WHAT IS BEING ASKED:
Count up the lines in the following listing that hold the word "Write", then give only that count.

SUPPLIED MATERIAL:

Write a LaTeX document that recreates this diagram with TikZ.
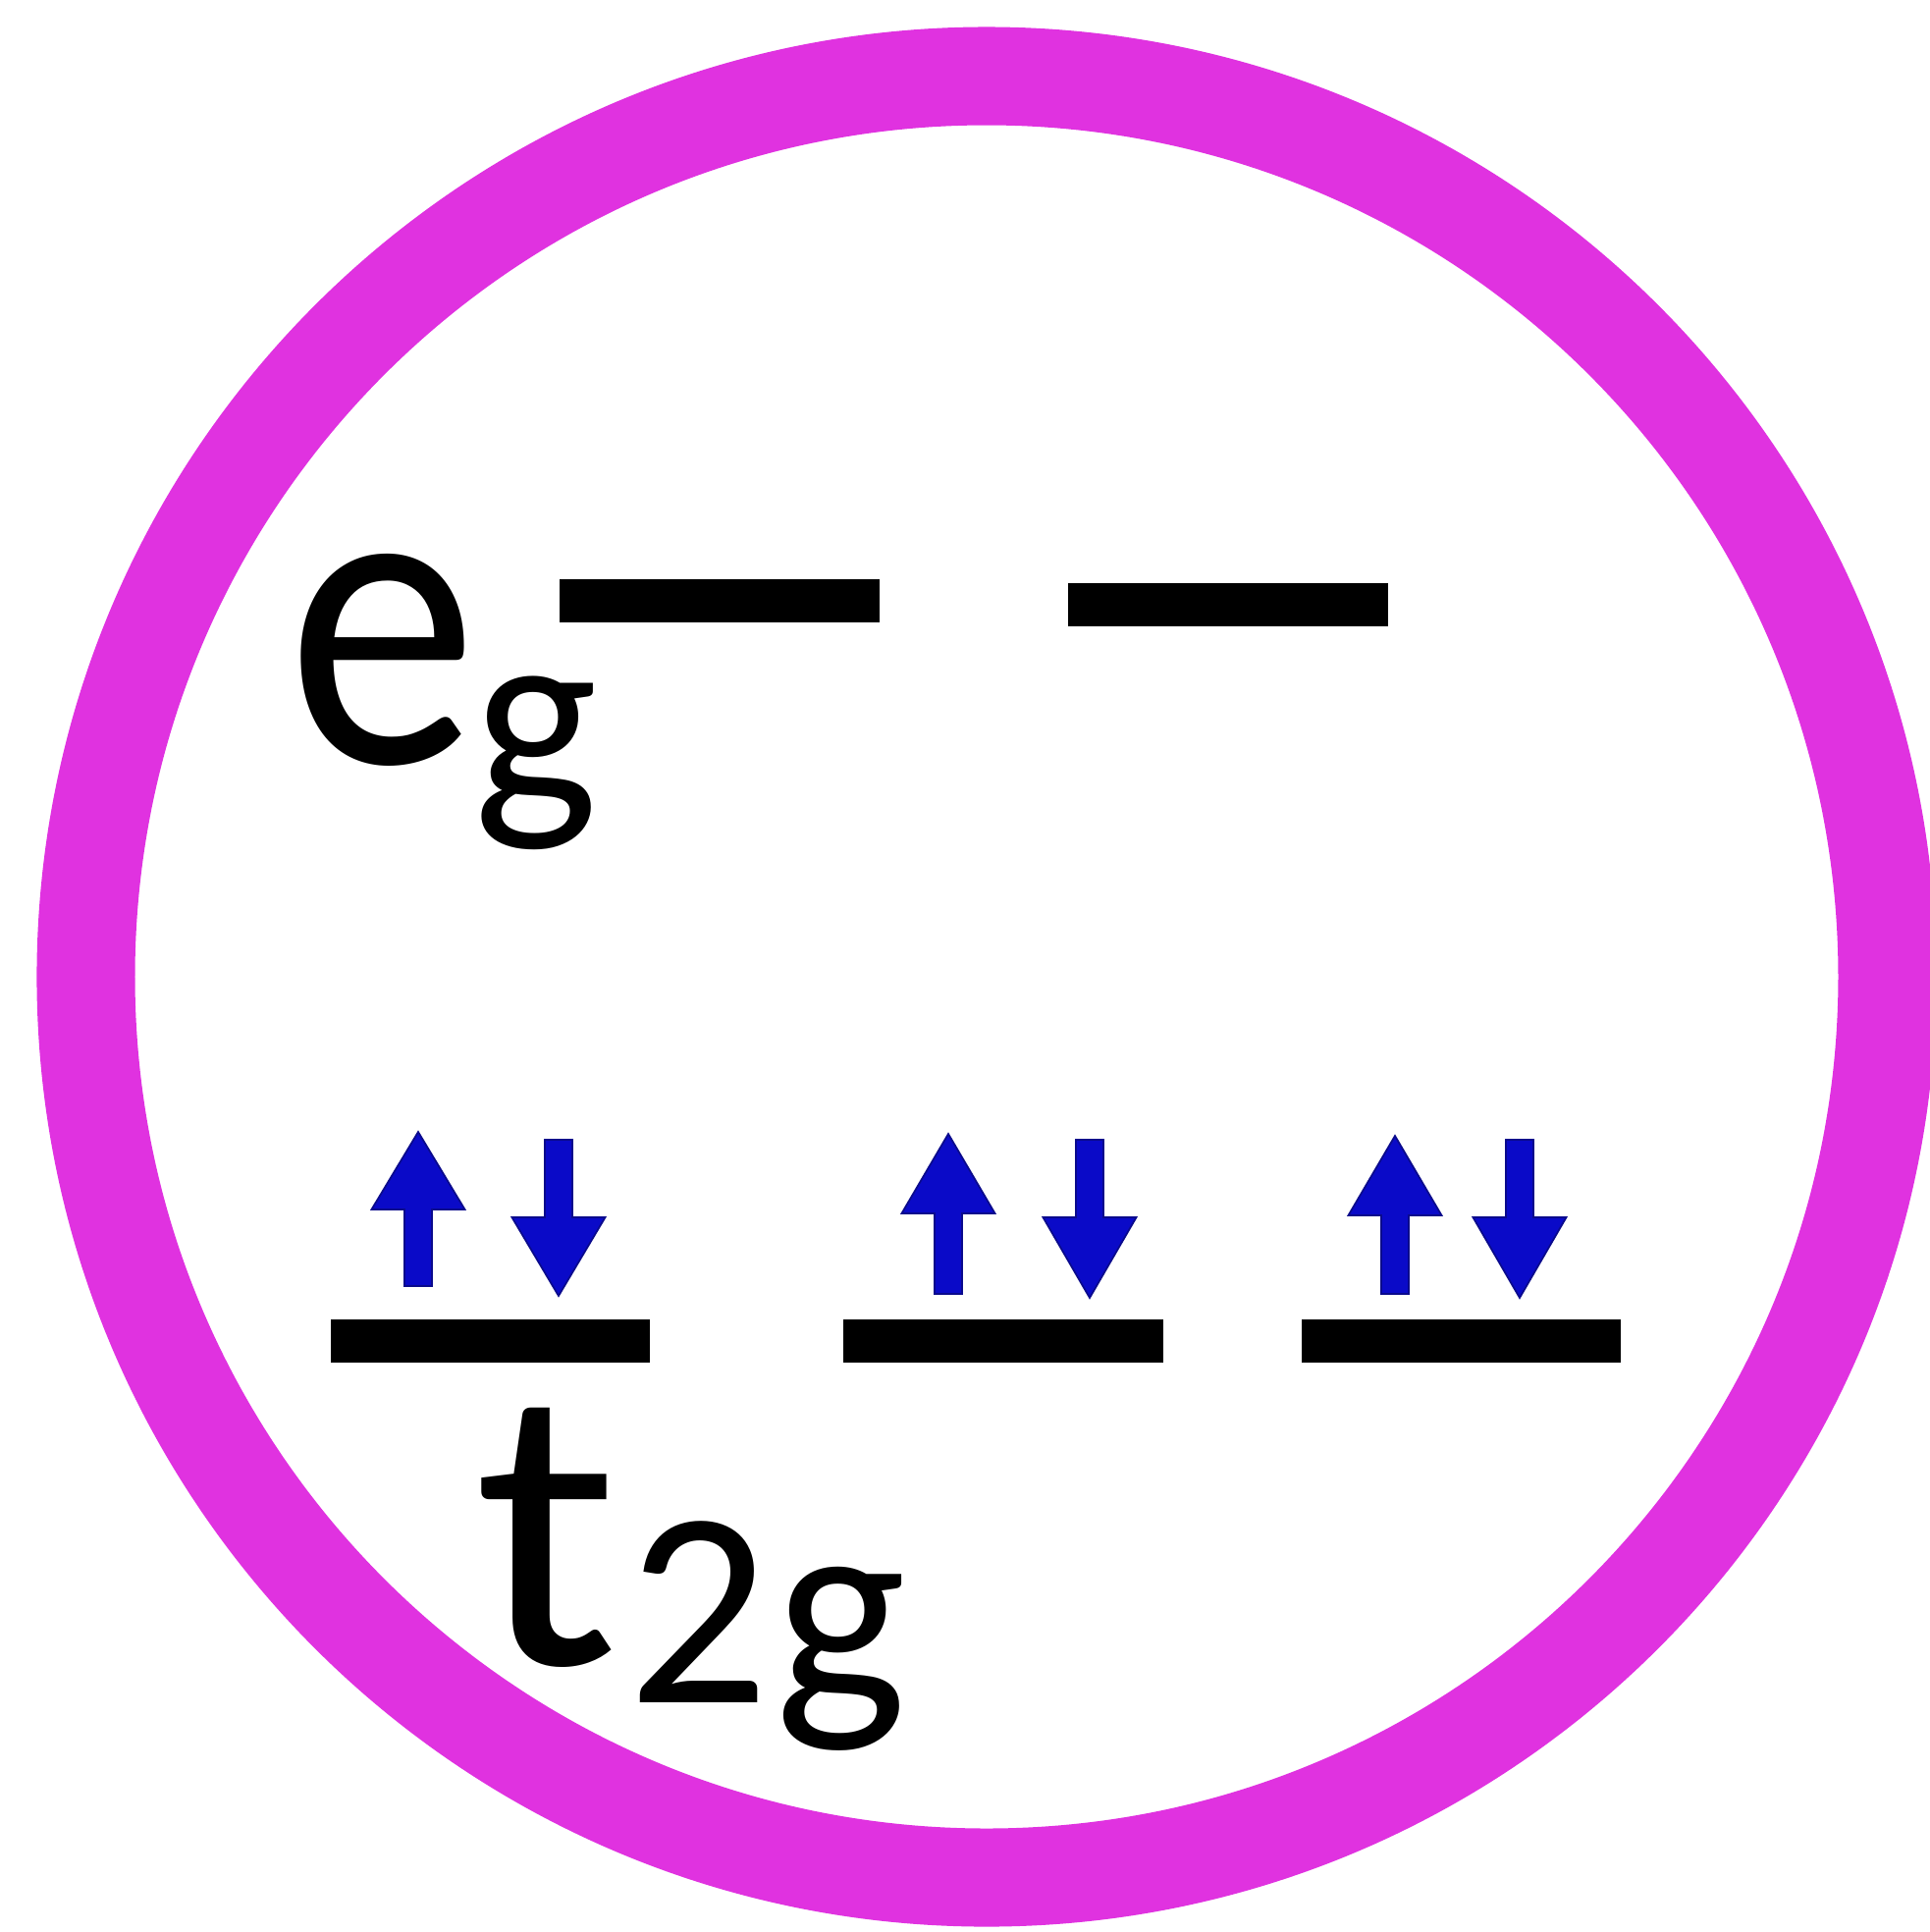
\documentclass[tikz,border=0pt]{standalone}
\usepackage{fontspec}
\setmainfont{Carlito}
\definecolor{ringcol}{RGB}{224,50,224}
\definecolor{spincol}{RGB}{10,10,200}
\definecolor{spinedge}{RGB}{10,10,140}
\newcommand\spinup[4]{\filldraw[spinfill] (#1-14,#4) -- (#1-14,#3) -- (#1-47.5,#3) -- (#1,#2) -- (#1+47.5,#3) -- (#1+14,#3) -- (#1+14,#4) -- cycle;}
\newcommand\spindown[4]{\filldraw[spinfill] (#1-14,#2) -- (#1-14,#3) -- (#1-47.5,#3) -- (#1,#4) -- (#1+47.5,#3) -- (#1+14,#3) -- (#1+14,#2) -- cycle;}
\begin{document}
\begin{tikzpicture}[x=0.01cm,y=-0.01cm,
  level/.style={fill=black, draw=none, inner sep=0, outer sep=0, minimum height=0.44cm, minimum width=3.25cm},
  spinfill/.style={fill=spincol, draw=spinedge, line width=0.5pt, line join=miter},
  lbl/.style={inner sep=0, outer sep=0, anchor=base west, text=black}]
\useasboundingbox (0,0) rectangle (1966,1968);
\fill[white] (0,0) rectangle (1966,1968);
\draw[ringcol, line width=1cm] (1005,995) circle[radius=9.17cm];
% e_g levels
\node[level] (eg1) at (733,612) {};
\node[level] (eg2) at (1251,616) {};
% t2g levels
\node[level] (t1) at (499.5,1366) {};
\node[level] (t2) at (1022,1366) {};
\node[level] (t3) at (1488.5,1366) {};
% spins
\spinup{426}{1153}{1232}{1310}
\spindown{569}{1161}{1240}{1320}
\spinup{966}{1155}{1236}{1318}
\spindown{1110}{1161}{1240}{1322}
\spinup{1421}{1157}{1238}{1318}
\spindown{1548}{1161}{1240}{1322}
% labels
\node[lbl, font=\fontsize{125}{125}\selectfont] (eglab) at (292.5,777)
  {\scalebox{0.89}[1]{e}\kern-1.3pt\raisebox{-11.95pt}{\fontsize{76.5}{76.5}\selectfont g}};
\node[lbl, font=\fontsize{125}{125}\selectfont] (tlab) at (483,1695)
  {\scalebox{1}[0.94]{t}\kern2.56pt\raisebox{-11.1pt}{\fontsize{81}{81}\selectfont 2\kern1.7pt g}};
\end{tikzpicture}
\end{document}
* * *
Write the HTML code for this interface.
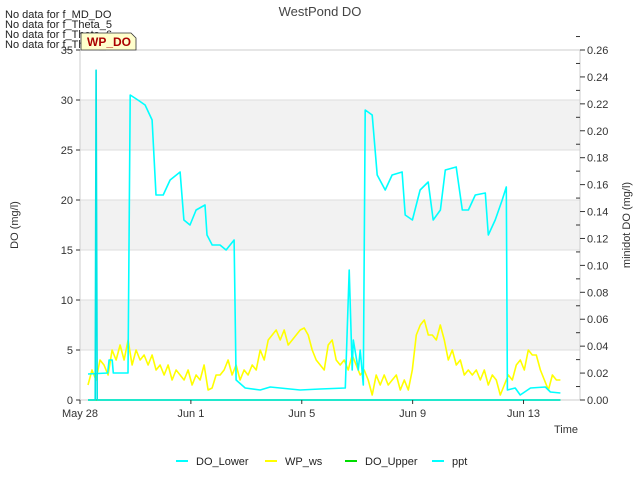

SOLUTION FOR THIS PROBLEM:
2